Chocobozzz commented 6 years ago

Very interesting :+1:

pHash library bindings (does not support videos yet): https://github.com/aaronm67/node-phash

rigelk commented 6 years ago

Judging by the activity on https://github.com/aaronm67/node-phash (no commit since october 2016), it's unlikely we can rely on it. At best we could integrate its code directly. Not sure if it's more what we search, but there are other binding libraries in node (e.g.: https://www.npmjs.com/package/video-phash-service), all unmaintained.

voronoipotato commented 6 years ago

Even a crude solution would be much better than no solution. It does seem there are currently organizations that do rely the C++ library but likely because they have no other alternative. It's also a way we can prevent people from reuploading flagged content, like bad bad things that no moderator should be subjected to over and over.

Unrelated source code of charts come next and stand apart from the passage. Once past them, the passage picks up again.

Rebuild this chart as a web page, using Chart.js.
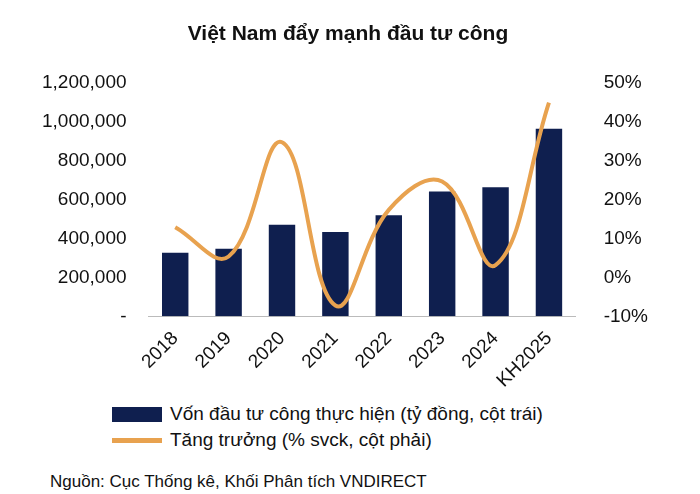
<!DOCTYPE html>
<html><head><meta charset="utf-8">
<script src="https://cdn.jsdelivr.net/npm/chart.js@4"></script>
<style>
body{margin:0;background:#fff;font-family:"Liberation Sans",Arial,sans-serif;}
#wrap{position:relative;width:700px;height:400px;}
.leg{position:absolute;left:112px;font-size:19px;color:#111;display:flex;align-items:center;}
.leg span.b{display:inline-block;width:50px;height:15px;background:#0f1f4f;margin-right:8px;}
.leg span.l{display:inline-block;width:50px;height:5px;background:#e8a24f;margin-right:8px;}
#src{position:absolute;left:50px;top:472px;font-size:17px;color:#111;}
</style></head>
<body>
<div id="wrap"><canvas id="c" width="700" height="395"></canvas></div>
<div class="leg" style="top:403px"><span class="b"></span>Vốn đầu tư công thực hiện (tỷ đồng, cột trái)</div>
<div class="leg" style="top:429px"><span class="l"></span>Tăng trưởng (% svck, cột phải)</div>
<div id="src">Nguồn: Cục Thống kê, Khối Phân tích VNDIRECT</div>
<script>
const categories = ['2018','2019','2020','2021','2022','2023','2024','KH2025'];
const vonDauTu = [327000, 348000, 472000, 434000, 520000, 643000, 665000, 965000];
const tangTruong = [12.9, 5.4, 34.8, -7.2, 17.4, 24.7, 3.2, 45.0];

new Chart(document.getElementById('c'), {
  data: {
    labels: categories,
    datasets: [
      {type:'line', data: tangTruong, yAxisID:'y1', borderColor:'#e8a24f', borderWidth:4,
       pointRadius:0, tension:0.4, order:0},
      {type:'bar', data: vonDauTu, yAxisID:'y', backgroundColor:'#0f1f4f', barPercentage:0.55, categoryPercentage:0.9, order:1}
    ]
  },
  options: {
    responsive:false, animation:false,
    layout:{padding:{left:28,right:32,top:6}},
    plugins:{
      legend:{display:false},
      title:{display:true, text:'Việt Nam đẩy mạnh đầu tư công', color:'#111',
        font:{family:'Liberation Sans', size:21, weight:'bold'}, padding:{top:16,bottom:36}}
    },
    scales:{
      x:{grid:{display:false}, border:{color:'#bbb'},
        ticks:{color:'#111', maxRotation:45, minRotation:45, font:{family:'Liberation Sans', size:19}}},
      y:{min:0, max:1200000, grid:{display:false}, border:{display:false},
        ticks:{stepSize:200000, color:'#111', padding:14, font:{family:'Liberation Sans', size:19},
          callback:v=> v===0 ? '-' : v.toLocaleString('en-US')}},
      y1:{position:'right', min:-10, max:50, grid:{display:false}, border:{display:false},
        ticks:{stepSize:10, color:'#111', padding:20, font:{family:'Liberation Sans', size:19}, callback:v=>v+'%'}}
    }
  }
});
</script>
</body></html>
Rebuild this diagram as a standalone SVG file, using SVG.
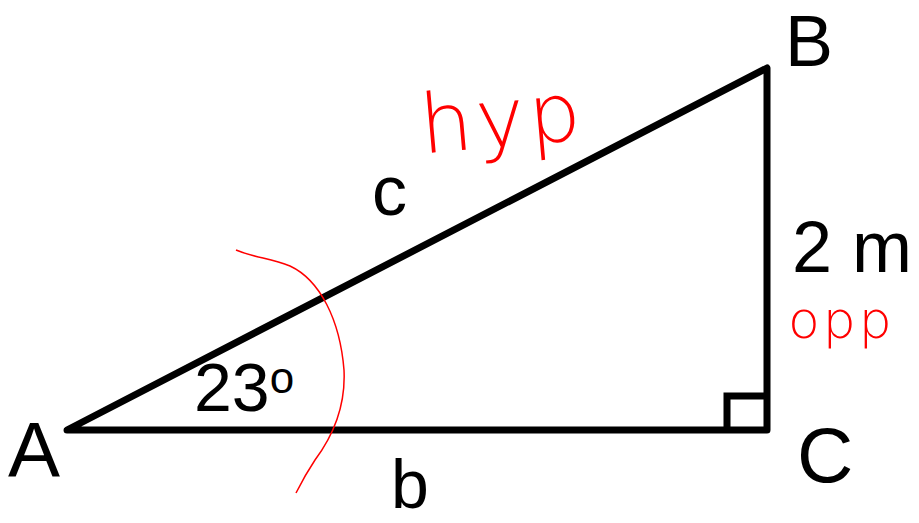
<svg xmlns="http://www.w3.org/2000/svg" width="919" height="523" viewBox="0 0 919 523">
<style>
.lbl{font-family:"Liberation Sans",Arial,sans-serif;fill:#000}
.hand{font-family:"DejaVu Sans","Liberation Sans",sans-serif;fill:#ff0000;font-weight:200}
.edge{fill:none;stroke:#000;stroke-width:7;stroke-linejoin:round;stroke-linecap:round}
</style>
<rect width="919" height="523" fill="#fff"/>
<g id="connectors">
<path class="edge" d="M67,430 L767,68 L767,430 Z"/>
<path class="edge" d="M727,430 L727,396 L767,396" style="stroke-linejoin:miter;stroke-linecap:butt"/>
<path d="M236,250 C255,258 270,258 290,266 C320,280 340,320 344,370 C346,410 330,440 315,460 C305,475 300,485 296,493" fill="none" stroke="#ff0000" stroke-width="1.5"/>
</g>
<g id="A"><text class="lbl" x="8" y="477" font-size="78">A</text></g>
<g id="B"><text class="lbl" x="785" y="66" font-size="72">B</text></g>
<g id="C"><text class="lbl" x="797" y="482" font-size="78">C</text></g>
<g id="side-c"><text class="lbl" x="372" y="215" font-size="70">c</text></g>
<g id="side-b"><text class="lbl" x="391" y="508" font-size="68">b</text></g>
<g id="side-a"><text class="lbl" x="792" y="272" font-size="72">2 m</text></g>
<g id="angle"><text class="lbl" x="194" y="411" font-size="68">23<tspan font-size="44" dy="-18">o</tspan></text></g>
<g id="hyp"><text class="hand" x="420" y="148" font-size="82" letter-spacing="4" transform="rotate(-5 485 120)">hyp</text></g>
<g id="opp"><text class="hand" x="788" y="338" font-size="52" letter-spacing="3">opp</text></g>
</svg>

r3k2 commented 6 years ago

Well I agree 100% on everything but one thing.. there should never be one judge, as in one bad thing for a moderator in Marruecos could be totally fine for a moderator in Germany... or something ok in ITaly may be very bad in Korea.. I vote to let each moderator assume the level of morality of their own community. As a good idea maybe a submission form or a list moderators see on their admin panel with flagged videos from other nodes.. and then he can choose to activate the flag or not and vice versa.

voronoipotato commented 6 years ago

@ReK2Fernandez Proposed is merely a tool for instance owners to aid in identifying content that they don't want to seed/link to. It is not some kind of compulsory content blacklist. I think the spirit of Peertube in general is more permissive, and they may not choose to implement this simply because it may not be in line with their vision of a community without censorship. However I do think it would be a great tool for all instances. It seems like it would be useful even if this is just to prevent video reuploads which hurt the p2p nature of peertube.

cooperdk commented 6 years ago

pHash has not been developed since 2013 (except for a readme update). It doesn't work with the current FFMPEG. A library has been deprecated, making the source impossible to configure and install, unless you compile it with a really old FFMPEG source.

rigelk commented 6 years ago

@cooperdk no need to rely on the pHash library itself, as there are alternative implementations of its algorithm (even using sharp instead of imagemagick) : https://github.com/topics/perceptual-hashing?l=javascript | and a quick look shows they are maintained, even if quite young libraries.

cooperdk commented 6 years ago

@rigelk AFAIK, pHash is made specifically for use with videos. This is what I am looking for. Your link shows only photo hashing code. A photo is easy to hash (there are many ways). For videos, it's different, because you have to match a video, whether or not it has been cut at the beginning (trailers) or the end, etc.

voronoipotato commented 6 years ago

Perhaps the work to get it working with the new FFMPEG isn't horrible. It's worth investigating by someone who has fun with these kinds of things.

cooperdk commented 6 years ago

You're right. I just realized the newest FFMPEG has a filter named signature which will create a signature of a video (with audio) which is able to recognize videos, even if only parts of the video are the same. It can also create a binary or xml representation of a video for fast matching.

https://ffmpeg.org/ffmpeg-filters.html#signature-1

So it's just a matter of making sure that your FFMPEG is compiled with this option. I know there is a pre-compiled Windows version that is, because I have it on my computer. Otherwise, FFMPEG isn't that hard to compile.

Chocobozzz commented 4 years ago

This could be interesting, but as a meta information of the video. I think we could put something like that in a plugin.